Mike’s Macro Market Musings
Topic: Chart in Focus – The Magic of 150 Months
While there is never a guarantee of anything in the financial markets, and while central bank interventions the past several years have created distortions in the markets that have interrupted or pre-empted many historical patterns and tendencies, I nonetheless find it interesting to consult history as a guide to potential intermediate and longer term forecasts, especially since I don’t subscribe to the point of view that it is different this time. One interesting pattern that I have only recently discovered (thanks to McClellan Financial Publications) is that for nearly one hundred years, an interval of 150 months (12.5 years) shows up in lots of places as the time distance between several important turning points for stock prices.
The price data in the chart this week is the log value of the monthly close of the DJIA. Using log scaling allows us to better see the turning points without the effect of arithmetic scaling interfering with the view.
Readers should understand that this is not meant to show a 150-month cycle persisting throughout history.

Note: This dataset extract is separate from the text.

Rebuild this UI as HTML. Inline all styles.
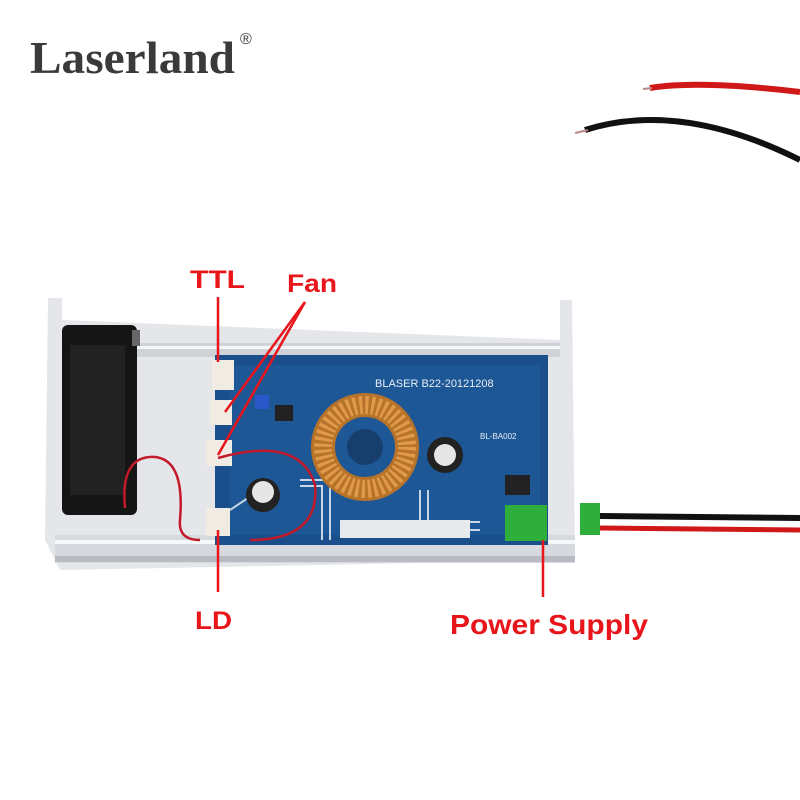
<!DOCTYPE html>
<html><head><style>
html,body{margin:0;padding:0;background:#fff;}
svg{display:block}
</style></head><body>
<svg width="800" height="800" viewBox="0 0 800 800" xmlns="http://www.w3.org/2000/svg" font-family="Liberation Sans, sans-serif">
<rect width="800" height="800" fill="#fff"/>
<!-- logo -->
<text x="30" y="73" style="font-family:'Liberation Serif',serif" font-weight="bold" font-size="46" fill="#3a3a3a" textLength="205" lengthAdjust="spacingAndGlyphs">Laserland</text>
<text x="240" y="44" font-size="16" fill="#3a3a3a">®</text>
<!-- top wires -->
<path d="M650 88 Q700 80 800 92" stroke="#d01818" stroke-width="6" fill="none"/>
<path d="M585 130 Q680 100 800 160" stroke="#111" stroke-width="6" fill="none"/>
<path d="M575 133 L588 130" stroke="#b88" stroke-width="2"/>
<path d="M643 89 L652 88" stroke="#b88" stroke-width="2"/>
<!-- chassis -->
<path d="M48 298 L62 298 L62 320 L560 340 L560 300 L572 300 L575 560 L60 570 L45 540 Z" fill="#e4e6e9"/>
<rect x="130" y="343" width="430" height="14" fill="#cfd3d8"/>
<rect x="130" y="346" width="430" height="3" fill="#f5f6f7"/>
<rect x="55" y="535" width="520" height="28" fill="#d6d9dd"/>
<rect x="55" y="540" width="520" height="4" fill="#f7f8f9"/>
<rect x="55" y="556" width="520" height="6" fill="#b8bcc2"/>
<!-- fan -->
<rect x="62" y="325" width="75" height="190" rx="6" fill="#151515"/>
<rect x="70" y="345" width="55" height="150" fill="#222"/>
<rect x="132" y="330" width="8" height="16" fill="#666"/>
<!-- board -->
<rect x="215" y="355" width="333" height="190" fill="#1a4f8c"/>
<rect x="230" y="365" width="310" height="170" fill="#1d5796"/>
<text x="375" y="387" font-size="11" fill="#e8eef6">BLASER B22-20121208</text>
<text x="480" y="439" font-size="8" fill="#e8eef6">BL-BA002</text>
<!-- traces -->
<g stroke="#c9d6e6" stroke-width="2" fill="none">
<path d="M300 480 L330 480 L330 540"/><path d="M300 486 L322 486 L322 540"/>
<path d="M420 490 L420 530 L480 530"/><path d="M428 490 L428 522 L480 522"/>
<path d="M230 510 L260 490"/>
</g>
<rect x="340" y="520" width="130" height="18" fill="#e7e9ec"/>
<!-- inductor -->
<circle cx="365" cy="447" r="42" fill="none" stroke="#b8732a" stroke-width="24"/>
<circle cx="365" cy="447" r="42" fill="none" stroke="#e09a4a" stroke-width="18" stroke-dasharray="3 3"/>
<circle cx="365" cy="447" r="18" fill="#173f6d"/>
<!-- capacitors -->
<circle cx="445" cy="455" r="18" fill="#222"/><circle cx="445" cy="455" r="11" fill="#e6e6e6"/>
<circle cx="263" cy="495" r="17" fill="#222"/><circle cx="263" cy="492" r="11" fill="#e6e6e6"/>
<rect x="255" y="395" width="14" height="14" fill="#2a58c8"/>
<rect x="275" y="405" width="18" height="16" fill="#222"/>
<rect x="505" y="475" width="25" height="20" fill="#222"/>
<!-- connectors -->
<rect x="212" y="360" width="22" height="30" fill="#f0ece4"/>
<rect x="210" y="400" width="22" height="25" fill="#f0ece4"/>
<rect x="206" y="440" width="26" height="26" fill="#f0ece4"/>
<rect x="206" y="508" width="24" height="28" fill="#f0ece4"/>
<!-- fan wires -->
<path d="M125 508 Q120 455 155 457 Q185 460 180 520 Q178 540 200 540" stroke="#c21a2a" stroke-width="2.5" fill="none"/>
<path d="M218 458 Q300 435 315 485 Q320 540 250 540" stroke="#c21a2a" stroke-width="2.5" fill="none"/>
<!-- green terminal -->
<rect x="505" y="505" width="42" height="36" fill="#2fae3c"/>
<rect x="580" y="503" width="20" height="32" fill="#2fae3c"/>
<path d="M600 516 L800 518" stroke="#111" stroke-width="6"/>
<path d="M600 528 L800 530" stroke="#d01818" stroke-width="5"/>
<!-- labels -->
<g fill="#e8151b" font-weight="bold">
<text x="190" y="288" font-size="25" textLength="55" lengthAdjust="spacingAndGlyphs">TTL</text>
<text x="287" y="292" font-size="25" textLength="50" lengthAdjust="spacingAndGlyphs">Fan</text>
<text x="195" y="629" font-size="25" textLength="37" lengthAdjust="spacingAndGlyphs">LD</text>
<text x="450" y="634" font-size="28" textLength="198" lengthAdjust="spacingAndGlyphs">Power Supply</text>
</g>
<g stroke="#e8151b" stroke-width="2.5" fill="none">
<path d="M218 297 L218 362"/>
<path d="M305 302 L225 412"/>
<path d="M305 302 L218 455"/>
<path d="M218 530 L218 592"/>
<path d="M543 540 L543 597"/>
</g>
</svg>
</body></html>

Rather, it is an interesting coincidence that if you count forward by about 150 months from almost any major price turning point (high or low), you find another one, although not necessarily of the same type. There are probably even more such relationships than just the ones shown here.
The 150-month period is related to a longer 393-month turning point pattern by virtue of the Fibonacci ratio. Multiply 150 times 2.618 and you get 393. Alternatively, if you multiply 393 by 0.382, you get 150. It works backwards and forwards.
This is all potentially relevant at the moment because we are arriving at the 150 month anniversary of the 2002-2003 lows. The Internet bubble’s collapse led to a big decline in 2002, and to a bottom in October 2002. But worries about an impending war with Iraq kept prices down, and we got another low in March 2003. So which one do we count from?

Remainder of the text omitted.